1955年、松竹京都で作られた荒木又右衛門の「決闘鍵屋の辻」の仇討ものの映画。
原作は、長谷川伸で、昔小説を読んだことがあるが、ほとんど原作に忠実に作られていると思う。
又右衛門は、松本幸四郎(先代)で、現在の幸四郎、当時の市川染五郎も、河合数馬に殺されてしまう渡辺源太夫に扮して、殿様の小姓として驕慢な少年を演じている。
河合又五郎は、大木実で、彼は江戸へ逃げ、旗本安藤次右衛門の屋敷に匿われる。
ここから、敵討ちは、外様大名と旗本の対立になる。
しかも、当時は兄が、弟の仇を撃つことはできなかったので、河合数馬が義兄の荒木又右衛門のところに頼みに行っても、又右衛門は「法には逆らえない」と助けてくれない。

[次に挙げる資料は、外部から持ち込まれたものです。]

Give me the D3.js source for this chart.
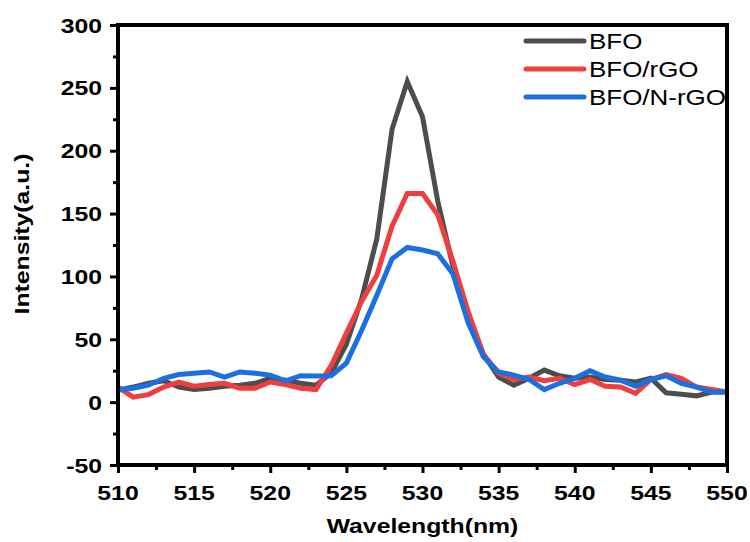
<!DOCTYPE html>
<html>
<head>
<meta charset="utf-8">
<script src="https://cdn.jsdelivr.net/npm/d3@7"></script>
<style>
  html, body { margin: 0; padding: 0; background: #fff; }
  svg { display: block; }
  text { font-family: "Liberation Sans", Arial, sans-serif; }
</style>
</head>
<body>
<script>
// Wavelength grid (nm) and measured intensities for each sample
const wavelength = d3.range(510, 551, 1);

const bfo = [
  9.5, 12, 15, 17, 12, 10, 11, 12.7, 13.5, 15,
  19, 17.5, 15, 13.5, 23, 46, 82, 130, 217, 255,
  227, 160, 108, 68, 38, 20, 13.5, 19, 25.5, 21,
  19, 20, 18, 17.5, 16, 19, 7.4, 6.3, 5, 8, 8
];
const bfoRgo = [
  12, 4, 6, 12, 16, 12.7, 14, 15, 11, 11,
  16, 14, 11, 10, 29, 55, 80, 101, 140, 166,
  166, 149, 112, 72, 38, 23, 18, 20, 17, 19,
  14, 18, 12.7, 12, 7, 18, 22, 19, 12, 10, 8
];
const bfoNrgo = [
  10, 11, 13.5, 19, 22, 23, 24, 20, 24, 23,
  21.5, 17, 21, 20.7, 21, 31, 57, 85, 114, 123,
  121, 118, 102, 63, 36, 24, 21.5, 18, 10, 15,
  19, 25, 20, 17.5, 12.7, 18, 21, 15, 12, 8, 8
];

const seriesNames = ["BFO", "BFO/rGO", "BFO/N-rGO"];
const seriesValues = [bfo, bfoRgo, bfoNrgo];
const seriesColors = ["#4d4d4d", "#ef3e3e", "#1c6fe0"];

const xTicks = [510, 515, 520, 525, 530, 535, 540, 545, 550];
const yTicks = [-50, 0, 50, 100, 150, 200, 250, 300];

const W = 750, H = 542;
const plot = { left: 118, right: 727, top: 25, bottom: 465 };

const svg = d3.select("body").append("svg")
  .attr("width", W).attr("height", H);

const x = d3.scaleLinear().domain([510, 550]).range([plot.left, plot.right]);
const y = d3.scaleLinear().domain([-50, 300]).range([plot.bottom, plot.top]);

// text helper with a slight horizontal stretch
const SX = 1.18;
function label(g, tx, ty, str, opts) {
  return g.append("text")
    .attr("transform", `translate(${tx},${ty}) scale(${opts.sx || SX},1)`)
    .attr("text-anchor", opts.anchor || "middle")
    .attr("font-size", opts.size)
    .attr("font-weight", opts.weight || "bold")
    .attr("fill", "#000")
    .text(str);
}

// data lines
const line = d3.line()
  .x((d, i) => x(wavelength[i]))
  .y(d => y(d));

const gLines = svg.append("g");
seriesValues.forEach((vals, k) => {
  gLines.append("path")
    .datum(vals)
    .attr("d", line)
    .attr("fill", "none")
    .attr("stroke", seriesColors[k])
    .attr("stroke-width", 5)
    .attr("stroke-linejoin", "miter")
    .attr("stroke-miterlimit", 3);
});

// axes with major and minor ticks
const xMinor = d3.range(510, 550.1, 2.5).filter(v => !xTicks.includes(v));
const yMinor = d3.range(-50, 300.1, 25).filter(v => !yTicks.includes(v));

const gx = svg.append("g").attr("transform", `translate(0,${plot.bottom})`);
gx.call(d3.axisBottom(x).tickValues(xTicks).tickSize(8).tickFormat(""));
gx.append("g").call(d3.axisBottom(x).tickValues(xMinor).tickSize(5).tickFormat(""));
gx.selectAll(".domain").remove();
gx.selectAll("line").attr("stroke", "#000").attr("stroke-width", 3);

const gy = svg.append("g").attr("transform", `translate(${plot.left},0)`);
gy.call(d3.axisLeft(y).tickValues(yTicks).tickSize(8).tickFormat(""));
gy.append("g").call(d3.axisLeft(y).tickValues(yMinor).tickSize(5).tickFormat(""));
gy.selectAll(".domain").remove();
gy.selectAll("line").attr("stroke", "#000").attr("stroke-width", 3);

// frame
svg.append("rect")
  .attr("x", plot.left).attr("y", plot.top)
  .attr("width", plot.right - plot.left).attr("height", plot.bottom - plot.top)
  .attr("fill", "none").attr("stroke", "#000").attr("stroke-width", 4);

// tick labels
const gLab = svg.append("g");
xTicks.forEach(v => label(gLab, x(v), plot.bottom + 35, String(v), { size: 21 }));
yTicks.forEach(v => label(gLab, plot.left - 16, y(v) + 7.5, String(v), { size: 21, anchor: "end" }));

// axis titles
label(gLab, (plot.left + plot.right) / 2, 533, "Wavelength(nm)", { size: 21 });
gLab.append("text")
  .attr("transform", `translate(29,234) scale(1,${SX}) rotate(-90)`)
  .attr("text-anchor", "middle")
  .attr("font-size", 21)
  .attr("font-weight", "bold")
  .text("Intensity(a.u.)");

// legend
const gLeg = svg.append("g");
seriesNames.forEach((name, k) => {
  const ly = 41 + k * 28;
  gLeg.append("line")
    .attr("x1", 526).attr("x2", 584).attr("y1", ly).attr("y2", ly)
    .attr("stroke", seriesColors[k]).attr("stroke-width", 5)
    .attr("stroke-linecap", "round");
  label(gLeg, 589, ly + 8, name, { size: 22, anchor: "start", weight: "normal" });
});
</script>
</body>
</html>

河合数馬は、当時の大谷友右衛門、後に歌舞伎座の女城主となった中村雀右衛門であり、大谷友右衛門は、松竹から東宝に行き、映画に出た。
だが、最初の『佐々木小次郎』以外にヒット作がなく、松竹に戻っていたころの作品。
その後、完全に歌舞伎に戻って大女形になる。
だが、岡山藩城主の高野真二が亡くなり、いまわのきわに「何としても河合又五郎を撃ってくれ」と遺言したので、それは上意討ちとなり、数馬は、又右衛門を助太刀に敵討ちの旅に出る。
一行は、大阪で河合又五郎らに町中で遭遇するが、彼らが「町奉行のところにいるとのことで、撃てない」など、当時の制度の縛りがよく描かれているのは、長谷川の原作ゆえだろう。
唯一、これはどうかなと思ったのが、島崎雪子の女で、又五郎と恋仲で、江戸、大阪、伊賀とずっと又五郎についてくる。
荒木又右衛門と河合甚三郎が、親友だったというのは、長谷川伸の小説の村上元三の解説では、長谷川伸の創作のようだが、ここでも荒木の幸四郎と甚三郎の小澤栄太郎が渋い演技を見せる。
監督の堀内直真は、このシーンなどは、ワンシーンで撮り、名優二人の演技を見せているのは、さすがである。